Overriding these reasons, is also the clear fact that the tax and accounting burden on SME’s are disproportionate – business is expected to be able to correctly account for and substantiate its transactions regardless of their size, and this comes back to the resources that are available to small businesses. Small business already contributes to taxation revenue in various ways, for example PAYG, payroll tax, GST and a host of other indirect taxes, but not as much as larger business – so in this way they are also burdened disproportionately with compliance issues and not advantaged by the accounting system which better suits big business.

So how can these issues be resolved? Small business could acquire this knowledge and skills, but often don’t have the resources (or time) to do so, and it becomes a practical burden. Experienced external advisors are crucial in helping small business comply with their obligations and run their businesses efficiently, but not every business can afford to have those advisors on tap. The rule of diminishing returns then comes into consideration.

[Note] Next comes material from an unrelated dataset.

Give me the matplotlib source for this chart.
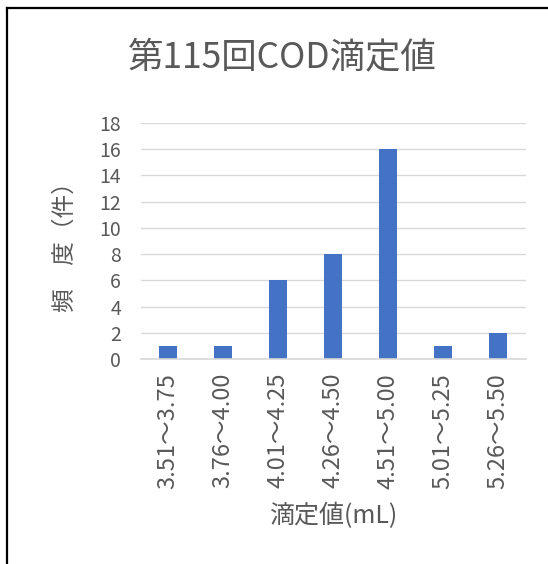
import matplotlib
matplotlib.use("Agg")
import matplotlib.pyplot as plt
from matplotlib.lines import Line2D

plt.rcParams['font.family'] = ['Noto Sans CJK JP', 'DejaVu Sans']

categories = ['3.51～3.75', '3.76～4.00', '4.01～4.25', '4.26～4.50',
              '4.51～5.00', '5.01～5.25', '5.26～5.50']
counts = [1, 1, 6, 8, 16, 1, 2]
yticks = list(range(0, 20, 2))

txt = '#595959'
W, H = 548, 564

fig = plt.figure(figsize=(W / 100, H / 100), dpi=100)
# plot area in pixel coords: x 140..525, y 123..359 (from top)
ax = fig.add_axes([140.5 / W, 1 - 359 / H, 385 / W, 236 / H])

x = range(len(categories))
ax.bar(x, counts, width=0.32, color='#4472C4', zorder=3)
ax.set_xlim(-0.5, len(categories) - 0.5)
ax.set_ylim(0, 18)
ax.set_yticks(yticks)
ax.set_xticks(list(x))
ax.set_xticklabels(categories, rotation=90, fontsize=17, color=txt)
ax.tick_params(axis='y', labelsize=14, colors=txt, length=0, pad=14)
ax.tick_params(axis='x', length=0, pad=10)
ax.grid(axis='y', color='#D9D9D9', linewidth=1, zorder=0)
for s in ['top', 'right', 'left']:
    ax.spines[s].set_visible(False)
ax.spines['bottom'].set_color('#D9D9D9')
ax.spines['bottom'].set_linewidth(1.2)
ax.spines['bottom'].set_zorder(4)

ax.set_ylabel('頻　度（件）', fontsize=17, color=txt, labelpad=16)
ax.set_xlabel('滴定値(mL)', fontsize=18, color=txt, labelpad=10)
fig.text(282 / W, 1 - 57 / H, '第115回COD滴定値', fontsize=25.5, color=txt,
         ha='center', va='center')

# chart frame (only left and top edges visible in the crop)
fig.add_artist(Line2D([7 / W, 7 / W], [0, 1 - 8 / H], color='black', linewidth=1.6,
                      transform=fig.transFigure))
fig.add_artist(Line2D([7 / W, 1], [1 - 8 / H, 1 - 8 / H], color='black', linewidth=1.6,
                      transform=fig.transFigure))

fig.savefig('out.png', dpi=100)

Another option might be for small businesses with revenues of less than $5 million, reverting to accounting on a cash basis, not accruals. Of course this will pose some additional questions, like how do you treat creditors and movements in stock? Do we maybe have different tax rates for cash treatment, or do we tax on the basis of turnover or cash left at the end of the year? But I believe it’s an idea well worth exploring.

We keep coming back to cash flow, and for good reasons. Understanding cash flow and the effects it has on all business is crucial. We will be discussing some of the major aspects of cash flow accounting and ideas for effective management in our next blog post. The question is, does an all encompassing tax and accounting system work for all business or do we need to help small business by becoming more realistic as to the information they can provide and the way they are taxed?

What do readers believe could be some of the solutions that the Government should consider?